### Dataset section
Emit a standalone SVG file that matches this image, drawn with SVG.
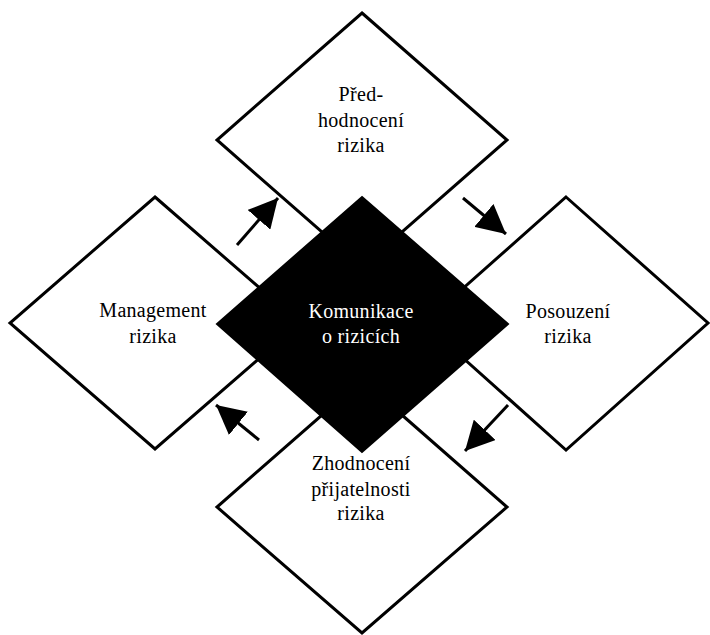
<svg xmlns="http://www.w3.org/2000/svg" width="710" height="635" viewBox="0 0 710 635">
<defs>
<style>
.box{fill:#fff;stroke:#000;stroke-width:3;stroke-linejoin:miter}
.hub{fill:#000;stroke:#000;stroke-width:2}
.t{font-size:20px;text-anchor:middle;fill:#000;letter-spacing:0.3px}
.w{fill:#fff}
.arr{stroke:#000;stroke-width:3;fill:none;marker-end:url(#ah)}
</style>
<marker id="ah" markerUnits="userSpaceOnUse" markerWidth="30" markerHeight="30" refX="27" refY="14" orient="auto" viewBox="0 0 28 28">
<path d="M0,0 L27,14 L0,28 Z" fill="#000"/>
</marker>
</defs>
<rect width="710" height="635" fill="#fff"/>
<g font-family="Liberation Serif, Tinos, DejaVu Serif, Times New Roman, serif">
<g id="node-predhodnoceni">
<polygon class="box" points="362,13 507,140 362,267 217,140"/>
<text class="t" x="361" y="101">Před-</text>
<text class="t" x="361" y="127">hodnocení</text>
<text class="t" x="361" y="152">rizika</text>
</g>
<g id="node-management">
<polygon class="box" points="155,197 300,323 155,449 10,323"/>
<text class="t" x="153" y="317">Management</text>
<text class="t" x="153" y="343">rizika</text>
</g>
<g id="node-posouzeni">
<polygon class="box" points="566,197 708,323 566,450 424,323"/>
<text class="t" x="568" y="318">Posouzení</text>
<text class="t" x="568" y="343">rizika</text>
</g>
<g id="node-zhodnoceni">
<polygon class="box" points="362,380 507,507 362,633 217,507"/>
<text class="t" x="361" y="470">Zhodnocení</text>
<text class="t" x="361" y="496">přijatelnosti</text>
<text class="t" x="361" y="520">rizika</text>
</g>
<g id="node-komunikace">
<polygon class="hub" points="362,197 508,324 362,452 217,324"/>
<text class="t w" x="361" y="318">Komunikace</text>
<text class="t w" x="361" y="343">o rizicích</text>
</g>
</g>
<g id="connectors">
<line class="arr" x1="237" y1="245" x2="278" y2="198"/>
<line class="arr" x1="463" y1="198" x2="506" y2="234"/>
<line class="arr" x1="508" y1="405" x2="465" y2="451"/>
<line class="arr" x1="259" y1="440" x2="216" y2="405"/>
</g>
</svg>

### Problem
Omit every picture, then reproduce the rest of the listing exactly.

### Output below
Emit a standalone SVG file that matches this image, drawn with SVG.
<svg xmlns="http://www.w3.org/2000/svg" width="710" height="635" viewBox="0 0 710 635">
<defs>
<style>
.box{fill:#fff;stroke:#000;stroke-width:3;stroke-linejoin:miter}
.hub{fill:#000;stroke:#000;stroke-width:2}
.t{font-size:20px;text-anchor:middle;fill:#000;letter-spacing:0.3px}
.w{fill:#fff}
.arr{stroke:#000;stroke-width:3;fill:none;marker-end:url(#ah)}
</style>
<marker id="ah" markerUnits="userSpaceOnUse" markerWidth="30" markerHeight="30" refX="27" refY="14" orient="auto" viewBox="0 0 28 28">
<path d="M0,0 L27,14 L0,28 Z" fill="#000"/>
</marker>
</defs>
<rect width="710" height="635" fill="#fff"/>
<g font-family="Liberation Serif, Tinos, DejaVu Serif, Times New Roman, serif">
<g id="node-predhodnoceni">
<polygon class="box" points="362,13 507,140 362,267 217,140"/>
<text class="t" x="361" y="101">Před-</text>
<text class="t" x="361" y="127">hodnocení</text>
<text class="t" x="361" y="152">rizika</text>
</g>
<g id="node-management">
<polygon class="box" points="155,197 300,323 155,449 10,323"/>
<text class="t" x="153" y="317">Management</text>
<text class="t" x="153" y="343">rizika</text>
</g>
<g id="node-posouzeni">
<polygon class="box" points="566,197 708,323 566,450 424,323"/>
<text class="t" x="568" y="318">Posouzení</text>
<text class="t" x="568" y="343">rizika</text>
</g>
<g id="node-zhodnoceni">
<polygon class="box" points="362,380 507,507 362,633 217,507"/>
<text class="t" x="361" y="470">Zhodnocení</text>
<text class="t" x="361" y="496">přijatelnosti</text>
<text class="t" x="361" y="520">rizika</text>
</g>
<g id="node-komunikace">
<polygon class="hub" points="362,197 508,324 362,452 217,324"/>
<text class="t w" x="361" y="318">Komunikace</text>
<text class="t w" x="361" y="343">o rizicích</text>
</g>
</g>
<g id="connectors">
<line class="arr" x1="237" y1="245" x2="278" y2="198"/>
<line class="arr" x1="463" y1="198" x2="506" y2="234"/>
<line class="arr" x1="508" y1="405" x2="465" y2="451"/>
<line class="arr" x1="259" y1="440" x2="216" y2="405"/>
</g>
</svg>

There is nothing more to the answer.